Begin Information shown
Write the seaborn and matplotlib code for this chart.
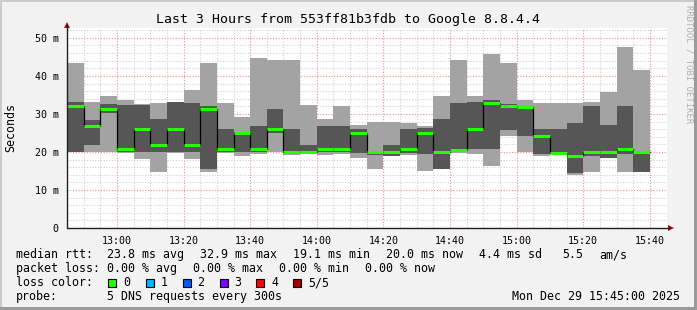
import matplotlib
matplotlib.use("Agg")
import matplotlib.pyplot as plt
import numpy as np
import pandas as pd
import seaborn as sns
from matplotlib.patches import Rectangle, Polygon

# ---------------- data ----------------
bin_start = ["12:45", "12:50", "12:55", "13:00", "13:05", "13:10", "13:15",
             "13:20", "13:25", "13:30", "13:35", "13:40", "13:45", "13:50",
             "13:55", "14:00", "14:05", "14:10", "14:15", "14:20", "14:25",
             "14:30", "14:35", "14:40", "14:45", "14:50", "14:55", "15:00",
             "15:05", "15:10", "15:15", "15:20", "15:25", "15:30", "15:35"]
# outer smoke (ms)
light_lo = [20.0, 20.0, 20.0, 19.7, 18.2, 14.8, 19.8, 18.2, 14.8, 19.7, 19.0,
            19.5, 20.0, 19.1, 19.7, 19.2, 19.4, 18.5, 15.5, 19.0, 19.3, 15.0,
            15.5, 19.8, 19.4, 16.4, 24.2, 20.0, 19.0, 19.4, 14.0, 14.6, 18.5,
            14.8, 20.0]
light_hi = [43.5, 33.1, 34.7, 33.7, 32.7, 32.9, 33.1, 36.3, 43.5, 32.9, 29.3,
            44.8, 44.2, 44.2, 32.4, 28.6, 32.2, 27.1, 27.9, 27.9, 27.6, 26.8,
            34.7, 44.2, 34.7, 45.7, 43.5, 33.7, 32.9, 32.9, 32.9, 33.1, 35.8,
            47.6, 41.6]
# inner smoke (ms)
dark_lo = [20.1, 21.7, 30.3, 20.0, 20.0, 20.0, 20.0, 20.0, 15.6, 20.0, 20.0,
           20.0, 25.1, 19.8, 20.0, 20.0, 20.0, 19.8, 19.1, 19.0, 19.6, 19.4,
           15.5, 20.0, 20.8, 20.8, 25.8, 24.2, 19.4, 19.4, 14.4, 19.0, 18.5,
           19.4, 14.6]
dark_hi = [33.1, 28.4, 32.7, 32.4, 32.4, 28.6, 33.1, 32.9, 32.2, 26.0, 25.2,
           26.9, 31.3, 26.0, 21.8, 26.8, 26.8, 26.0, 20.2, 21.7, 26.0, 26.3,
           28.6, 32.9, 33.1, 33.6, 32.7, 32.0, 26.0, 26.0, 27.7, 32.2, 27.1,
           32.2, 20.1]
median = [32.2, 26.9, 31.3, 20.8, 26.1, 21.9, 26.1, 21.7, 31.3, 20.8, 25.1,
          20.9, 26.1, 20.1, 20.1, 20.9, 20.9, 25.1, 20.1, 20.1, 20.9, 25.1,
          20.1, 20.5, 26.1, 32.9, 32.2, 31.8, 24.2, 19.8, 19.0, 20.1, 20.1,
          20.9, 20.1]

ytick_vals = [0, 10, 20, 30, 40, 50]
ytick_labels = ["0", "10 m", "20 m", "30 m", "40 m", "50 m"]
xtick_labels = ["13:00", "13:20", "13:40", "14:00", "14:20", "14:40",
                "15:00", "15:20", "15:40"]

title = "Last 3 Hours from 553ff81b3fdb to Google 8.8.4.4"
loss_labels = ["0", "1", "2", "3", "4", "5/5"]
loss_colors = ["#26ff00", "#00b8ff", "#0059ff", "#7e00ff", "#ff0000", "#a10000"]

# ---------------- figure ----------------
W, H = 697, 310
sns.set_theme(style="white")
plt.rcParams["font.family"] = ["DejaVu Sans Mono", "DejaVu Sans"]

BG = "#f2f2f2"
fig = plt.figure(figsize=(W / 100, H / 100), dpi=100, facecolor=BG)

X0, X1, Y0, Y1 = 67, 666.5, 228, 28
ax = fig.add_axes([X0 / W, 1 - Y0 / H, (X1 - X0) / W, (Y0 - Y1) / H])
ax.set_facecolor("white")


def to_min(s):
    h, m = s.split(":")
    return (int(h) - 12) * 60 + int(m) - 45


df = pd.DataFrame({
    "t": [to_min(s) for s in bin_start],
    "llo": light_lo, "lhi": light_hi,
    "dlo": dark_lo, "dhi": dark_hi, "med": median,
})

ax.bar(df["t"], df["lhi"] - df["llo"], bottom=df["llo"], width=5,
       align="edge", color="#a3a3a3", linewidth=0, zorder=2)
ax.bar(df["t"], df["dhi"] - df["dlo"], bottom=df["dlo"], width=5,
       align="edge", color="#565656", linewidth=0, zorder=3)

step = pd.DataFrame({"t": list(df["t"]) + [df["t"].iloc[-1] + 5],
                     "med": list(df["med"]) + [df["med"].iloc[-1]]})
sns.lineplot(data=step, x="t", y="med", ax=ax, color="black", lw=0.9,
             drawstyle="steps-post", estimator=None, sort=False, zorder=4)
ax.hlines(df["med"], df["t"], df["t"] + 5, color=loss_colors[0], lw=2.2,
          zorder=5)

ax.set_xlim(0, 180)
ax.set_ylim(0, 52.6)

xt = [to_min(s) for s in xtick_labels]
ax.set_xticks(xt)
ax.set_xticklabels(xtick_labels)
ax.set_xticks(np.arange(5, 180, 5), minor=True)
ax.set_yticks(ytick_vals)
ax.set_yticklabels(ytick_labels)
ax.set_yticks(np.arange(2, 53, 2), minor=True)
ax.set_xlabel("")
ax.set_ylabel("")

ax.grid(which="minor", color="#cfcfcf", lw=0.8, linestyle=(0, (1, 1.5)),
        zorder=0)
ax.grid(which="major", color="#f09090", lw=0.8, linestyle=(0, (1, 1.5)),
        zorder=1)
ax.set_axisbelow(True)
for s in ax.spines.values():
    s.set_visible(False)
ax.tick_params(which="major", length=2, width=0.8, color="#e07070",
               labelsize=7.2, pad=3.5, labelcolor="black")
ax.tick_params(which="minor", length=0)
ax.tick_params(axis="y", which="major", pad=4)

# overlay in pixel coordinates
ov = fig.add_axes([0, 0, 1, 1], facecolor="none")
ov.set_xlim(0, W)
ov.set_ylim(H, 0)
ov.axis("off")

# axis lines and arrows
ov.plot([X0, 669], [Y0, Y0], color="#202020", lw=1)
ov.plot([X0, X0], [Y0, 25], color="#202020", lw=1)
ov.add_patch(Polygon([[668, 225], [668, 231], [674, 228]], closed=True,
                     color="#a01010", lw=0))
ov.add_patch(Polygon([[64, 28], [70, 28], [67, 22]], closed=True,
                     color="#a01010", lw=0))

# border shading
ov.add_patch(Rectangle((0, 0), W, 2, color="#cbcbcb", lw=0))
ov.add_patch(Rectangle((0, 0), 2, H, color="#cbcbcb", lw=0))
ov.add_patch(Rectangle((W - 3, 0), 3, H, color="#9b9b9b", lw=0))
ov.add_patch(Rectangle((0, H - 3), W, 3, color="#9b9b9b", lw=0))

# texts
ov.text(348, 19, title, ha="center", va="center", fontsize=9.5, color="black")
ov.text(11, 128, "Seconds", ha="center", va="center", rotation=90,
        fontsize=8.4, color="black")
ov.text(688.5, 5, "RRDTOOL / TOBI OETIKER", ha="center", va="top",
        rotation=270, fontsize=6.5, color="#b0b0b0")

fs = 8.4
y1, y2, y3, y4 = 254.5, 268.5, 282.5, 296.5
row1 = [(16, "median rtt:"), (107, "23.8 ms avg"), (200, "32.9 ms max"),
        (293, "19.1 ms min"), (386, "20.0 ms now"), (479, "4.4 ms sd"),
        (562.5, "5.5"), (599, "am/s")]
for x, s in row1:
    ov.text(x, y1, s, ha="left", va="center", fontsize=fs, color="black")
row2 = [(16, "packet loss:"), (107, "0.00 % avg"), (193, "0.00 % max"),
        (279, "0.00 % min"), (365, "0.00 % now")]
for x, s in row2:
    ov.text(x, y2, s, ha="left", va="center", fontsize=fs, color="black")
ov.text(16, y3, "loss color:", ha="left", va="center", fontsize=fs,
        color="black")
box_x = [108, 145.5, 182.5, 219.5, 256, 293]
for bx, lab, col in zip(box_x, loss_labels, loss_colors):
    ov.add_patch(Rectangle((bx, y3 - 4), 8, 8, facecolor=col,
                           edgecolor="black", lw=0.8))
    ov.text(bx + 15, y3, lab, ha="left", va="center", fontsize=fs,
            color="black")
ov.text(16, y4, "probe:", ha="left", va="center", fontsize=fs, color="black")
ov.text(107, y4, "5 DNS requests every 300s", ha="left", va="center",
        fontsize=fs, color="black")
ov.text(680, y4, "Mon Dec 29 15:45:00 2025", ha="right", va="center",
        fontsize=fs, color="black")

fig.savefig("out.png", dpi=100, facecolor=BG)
End Information shown
• **Set problem**:
Print the data above verbatim from the first line through the line holding "from matplotlib.patches import", leaving every picture out.

• **Task output**:
Write the seaborn and matplotlib code for this chart.
import matplotlib
matplotlib.use("Agg")
import matplotlib.pyplot as plt
import numpy as np
import pandas as pd
import seaborn as sns
from matplotlib.patches import Rectangle, Polygon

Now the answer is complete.